Dystopia watch: subliminal ads in Bangor


No, that isn’t hyperbole, it’s how PETA describes its own billboard trucks:

“Hell on Wheels”—PETA’s hyper-realistic pig transport truck that looks as if it contains real pigs on their way to slaughter—will bombard them with actual recorded sounds of the animals’ panicked screams, along with a subliminal message every 10 seconds suggesting that people go vegan.

There’s a PETA billboard truck for chickens as well, which showed up in my town a few days ago, and it too has “a subliminal message every 10 seconds.”
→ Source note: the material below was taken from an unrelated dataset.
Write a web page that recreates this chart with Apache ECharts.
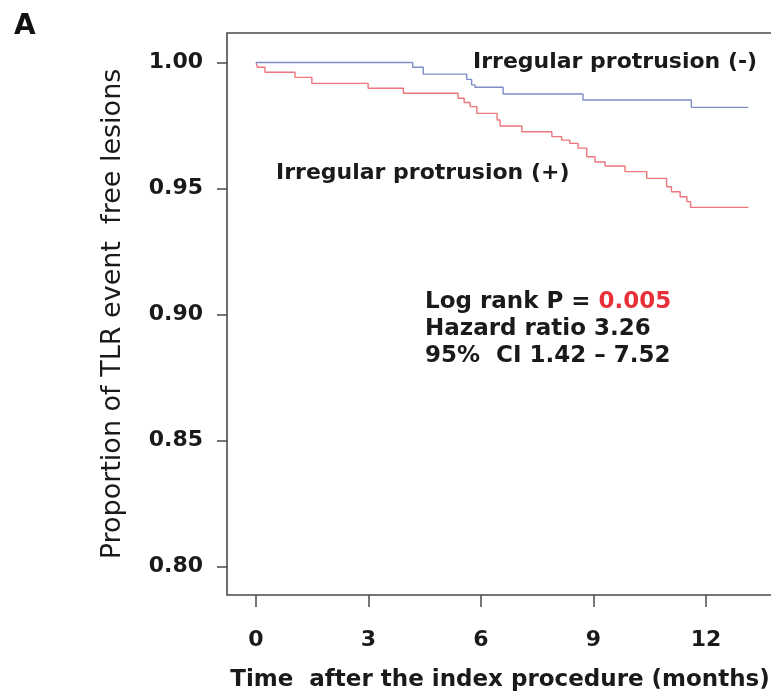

Now the folliwing is easier for me to say because I’m no fan of PETA and I don’t think that factory-farm conditions, as shocking as they are, are worse than the extinction of the chicken, cow, and pig species. (PETA is both against pet ownership and for “euthanizing” wild or stray cats, and they employ similar logic to every animal species they claim to defend…)
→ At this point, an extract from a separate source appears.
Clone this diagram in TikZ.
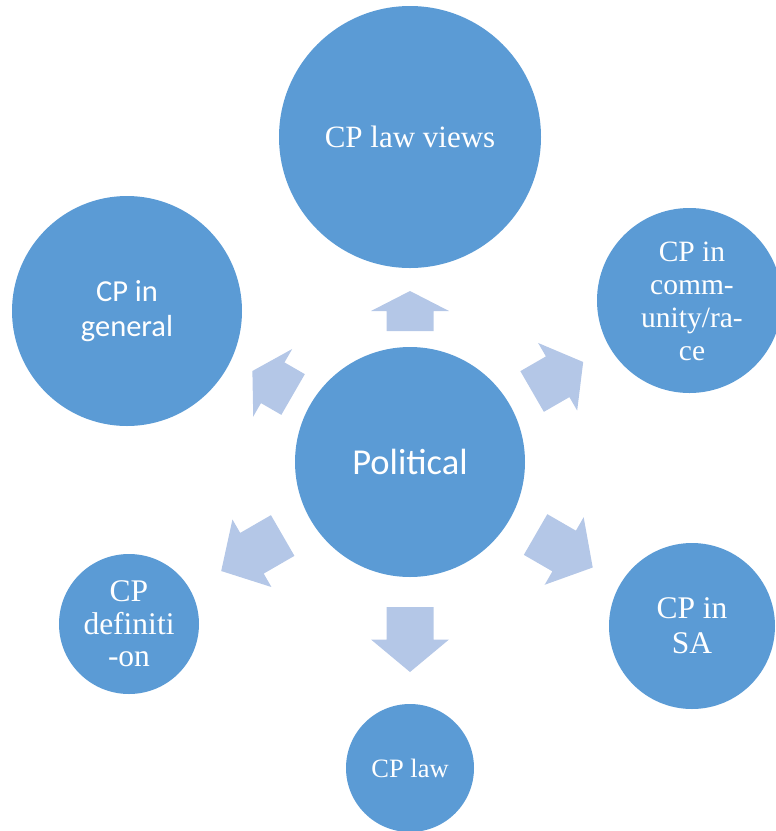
\documentclass[tikz,border=0pt]{standalone}
\usepackage{fontspec}
\setmainfont{Liberation Serif}
\newfontfamily\carlito{Carlito}
\definecolor{circblue}{HTML}{5B9BD5}
\definecolor{arrblue}{HTML}{B4C7E7}
\tikzset{
  bubble/.style={circle, fill=circblue, draw=none, text=white, align=center, inner sep=0pt},
  blockarrow/.style={fill=arrblue, draw=none}
}
\newcommand{\blockarr}[3]{% angle, base distance, tip distance
  \begin{scope}[shift={(410,462)}, rotate=#1]
    \pgfmathsetmacro{\rmid}{(#2+#3)/2}
    \fill[blockarrow] (#2pt,-23.5pt) -- (\rmid pt,-23.5pt) -- (\rmid pt,-39pt) -- (#3pt,0pt)
      -- (\rmid pt,39pt) -- (\rmid pt,23.5pt) -- (#2pt,23.5pt) -- cycle;
  \end{scope}}
\begin{document}
\begin{tikzpicture}[x=1pt,y=-1pt]
\useasboundingbox (0,0) rectangle (776,831);
\clip (0,0) rectangle (776,831);
% arrows
\blockarr{90}{131}{171}
\blockarr{150}{135}{182}
\blockarr{30}{141}{200}
\blockarr{-30}{145}{211}
\blockarr{-90}{145}{210}
\blockarr{210}{147}{218}
% circles
\node[bubble, minimum size=230pt, font=\carlito\fontsize{36.5}{42}\selectfont] (pol) at (410,462) {Political};
\node[bubble, minimum size=262pt, font=\fontsize{31}{35}\selectfont] (views) at (410,137) {CP law views};
\node[bubble, minimum size=230pt, font=\carlito\fontsize{30.5}{35}\selectfont] (gen) at (127,311) {CP in\\general};
\node[bubble, minimum size=185pt] (comm) at (689.5,300.5) {};
\node[text=white, align=center, inner sep=0pt, font=\fontsize{29.5}{33}\selectfont] (commtext) at (692,301) {CP in\\comm-\\unity/ra-\\ce};
\node[bubble, minimum size=166pt, font=\fontsize{31.5}{35}\selectfont] (sa) at (692,626) {CP in\\SA};
\node[bubble, minimum size=128pt, font=\fontsize{26.5}{30}\selectfont] (law) at (410,768) {CP law};
\node[bubble, minimum size=140pt, font=\fontsize{31.5}{32.5}\selectfont] (def) at (129,624) {CP\\definiti\\-on};
\end{tikzpicture}
\end{document}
…where was I? Oh, yeah, fuck subliminal advertising.

There’s some scientific debate on subliminal advertising’s effecttiveness, but intent matters. And PETA didn’t want to rely on convincing people of factory farming’s cruelty or shocking people with (in this case) a loop of distorted sound that they say is supposed to be chickens in pain. No, they wanted to slide their message directly into the backbrains of passersby, and that attempt at low-rent brainwashing earns them whatever amount of scorn they hadn’t earned already.

 

P.S. I’m pretty sure that PETA is using billboard trucks instead of more far-reaching forms of advertising because the FCC talks about “subliminal perception techniques” in a way that makes mass-media platforms wary of selling them ad space.